The software for this project is limited to only a few parts. The A/D capture, conversion to a non-decimal numerical representation of the g-force and then that value is passed to a function that takes care of the output.
Since most of the code is pretty straight forward in terms of output data, I'll just focus on the main algorithm that gets the data from the sensor and make sense of it. The main algorithm that I used was adopted from this project by the guys at Dimension Engineering.
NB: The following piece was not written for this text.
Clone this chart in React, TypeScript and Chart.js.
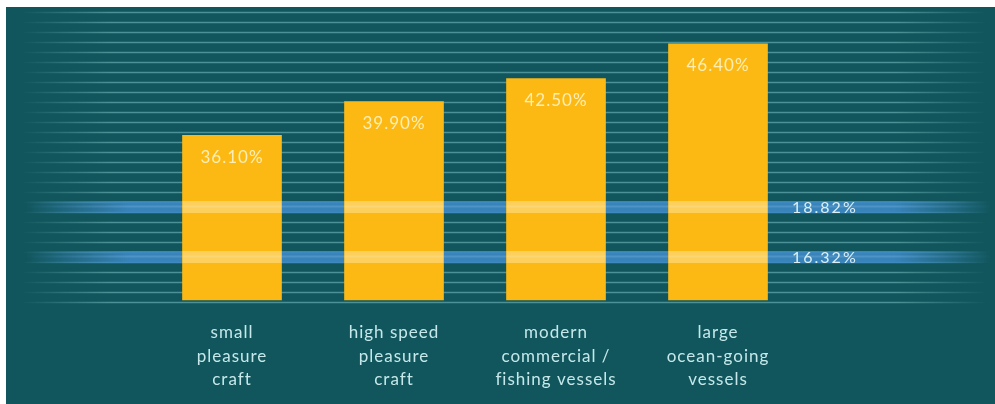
import React, { useEffect, useRef } from "react";
import { Chart, registerables } from "chart.js";

Chart.register(...registerables);

// ---- data ----
const categories: string[][] = [
  ["small", "pleasure", "craft"],
  ["high speed", "pleasure", "craft"],
  ["modern", "commercial /", "fishing vessels"],
  ["large", "ocean-going", "vessels"],
];
const shares: number[] = [36.1, 39.9, 42.5, 46.4];
const shareLabels: string[] = ["36.10%", "39.90%", "42.50%", "46.40%"];
const bandValues: number[] = [18.82, 16.32];
const bandLabels: string[] = ["18.82%", "16.32%"];

// ---- styles ----
const BG = "#11565c";
const BAR = "#fcb914";
const FONT = "Lato, 'Open Sans', sans-serif";

function fade(ctx: CanvasRenderingContext2D, x0: number, x1: number, x2: number, x3: number, rgb: string, a: number) {
  const g = ctx.createLinearGradient(x0, 0, x3, 0);
  const w = x3 - x0;
  g.addColorStop(0, `rgba(${rgb},0)`);
  g.addColorStop((x1 - x0) / w, `rgba(${rgb},${a})`);
  g.addColorStop((x2 - x0) / w, `rgba(${rgb},${a})`);
  g.addColorStop(1, `rgba(${rgb},0)`);
  return g;
}

const decorPlugin = {
  id: "decor",
  beforeDraw(chart: any) {
    const ctx = chart.ctx as CanvasRenderingContext2D;
    (ctx as any).letterSpacing = "1px";
  },
  beforeDatasetsDraw(chart: any) {
    const ctx = chart.ctx as CanvasRenderingContext2D;
    const W = chart.width;
    const g = chart.scales.yGrid;
    ctx.save();
    // background rule lines
    ctx.strokeStyle = fade(ctx, 14, 105, 890, 982, "82,152,157", 0.9);
    ctx.lineWidth = 1.6;
    for (let v = g.min; v <= g.max; v++) {
      const y = Math.round(g.getPixelForValue(v)) + 0.5;
      ctx.beginPath();
      ctx.moveTo(0, y);
      ctx.lineTo(W, y);
      ctx.stroke();
    }
    // reference bands
    const b = chart.scales.yBand;
    bandValues.forEach((v) => {
      const y = b.getPixelForValue(v);
      ctx.fillStyle = fade(ctx, 19, 124, 889, 986, "60,136,196", 0.9);
      ctx.fillRect(0, y - 6, W, 12);
      ctx.fillStyle = fade(ctx, 19, 124, 889, 986, "120,180,222", 0.35);
      ctx.fillRect(0, y - 1.5, W, 2);
    });
    ctx.restore();
  },
  afterDatasetsDraw(chart: any) {
    const ctx = chart.ctx as CanvasRenderingContext2D;
    const b = chart.scales.yBand;
    const meta = chart.getDatasetMeta(0);
    ctx.save();
    // bands seen through the bars
    bandValues.forEach((v) => {
      const y = b.getPixelForValue(v);
      meta.data.forEach((bar: any) => {
        const { x, width } = bar.getProps(["x", "width"], true);
        ctx.fillStyle = "rgba(255,236,180,0.45)";
        ctx.fillRect(x - width / 2, y - 6, width, 12);
        ctx.fillStyle = "rgba(255,245,215,0.2)";
        ctx.fillRect(x - width / 2, y - 1.5, width, 2);
      });
    });
    // value labels inside bars
    ctx.font = `17px ${FONT}`;
    (ctx as any).letterSpacing = "1px";
    ctx.textAlign = "center";
    ctx.textBaseline = "middle";
    ctx.fillStyle = "#fdeeb5";
    meta.data.forEach((bar: any, i: number) => {
      const { x, y } = bar.getProps(["x", "y"], true);
      ctx.fillText(shareLabels[i], x, y + 22);
    });
    // band labels
    ctx.font = `16px ${FONT}`;
    (ctx as any).letterSpacing = "2px";
    ctx.textAlign = "left";
    ctx.fillStyle = "#dcf0f3";
    bandValues.forEach((v, i) => {
      ctx.fillText(bandLabels[i], 786, b.getPixelForValue(v) + 1);
    });
    ctx.restore();
  },
};

export default function App() {
  const ref = useRef<HTMLCanvasElement | null>(null);
  useEffect(() => {
    document.body.style.margin = "0";
    if (!ref.current) return;
    const chart = new Chart(ref.current, {
      type: "bar",
      data: {
        labels: categories as any,
        datasets: [
          {
            data: shares,
            backgroundColor: BAR,
            borderWidth: 0,
            barThickness: 99,
            base: 17.53,
            yAxisID: "y",
          } as any,
        ],
      },
      options: {
        animation: false,
        responsive: true,
        maintainAspectRatio: false,
        layout: { padding: { left: 145, right: 196, top: 5, bottom: 0 } },
        plugins: { legend: { display: false }, tooltip: { enabled: false } },
        scales: {
          x: {
            type: "category",
            grid: { display: false, drawTicks: false },
            border: { display: false },
            ticks: {
              color: "#c6e8ea",
              font: { family: FONT, size: 17, lineHeight: 1.38 },
              padding: 19,
              maxRotation: 0,
              autoSkip: false,
            },
            afterFit: (s: any) => {
              s.height = 102;
            },
          },
          y: { display: false, min: 17.3, max: 50 },
          yBand: { display: false, min: 14.07, max: 28.57 },
          yGrid: { display: false, min: 0, max: 29 },
        } as any,
      },
      plugins: [decorPlugin],
    });
    return () => chart.destroy();
  }, []);
  return (
    <div
      style={{
        position: "absolute",
        left: 6,
        top: 7,
        width: 989,
        height: 397,
        background: BG,
      }}
    >
      <canvas ref={ref} />
    </div>
  );
}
I updated it and changed it for the C18 compiler as well as changed a few parameters to better match the sensor.
while(1){
update_char_display(char_disp); //Update 7-Segs
Delay1KTCYx(250); //Delay A Little While
Delay10TCYx(5); //Redundant Delay For A/D
ConvertADC(); //Do A/D Conversion
while( BusyADC() );
current_result = ReadADC();
temp = current_result - past_result;
//If Only A Slight Change Don't Update
if( temp > 2 || temp < -2 )
{
past_result = current_result;
g_val = current_result - gravity_ss;
g_val = g_val << 5;
g_val = g_val / display_divider;
if(g_val < 0)
g_val = g_val * -1;
i = 2;
}
while(i!= 255)
{
char_disp[i]=g_val%10;
g_val = g_val/10;
i--;
}
}
The algorithm above won't make much sense unless you're familiar with how the accelerometer work. First it looks at the change in A/D results, if that change is large enough to warrant the display to get updated it proceeds. The result is subtracted from the gravity steady state value which will be 512 @ 0 G's. What we do next is shift the values to the left and use a known display divider (in this case it is 20) to get the same value that we had before but in non-decimal form. So changing 1.23 => 123. This will make updating the display significantly easier.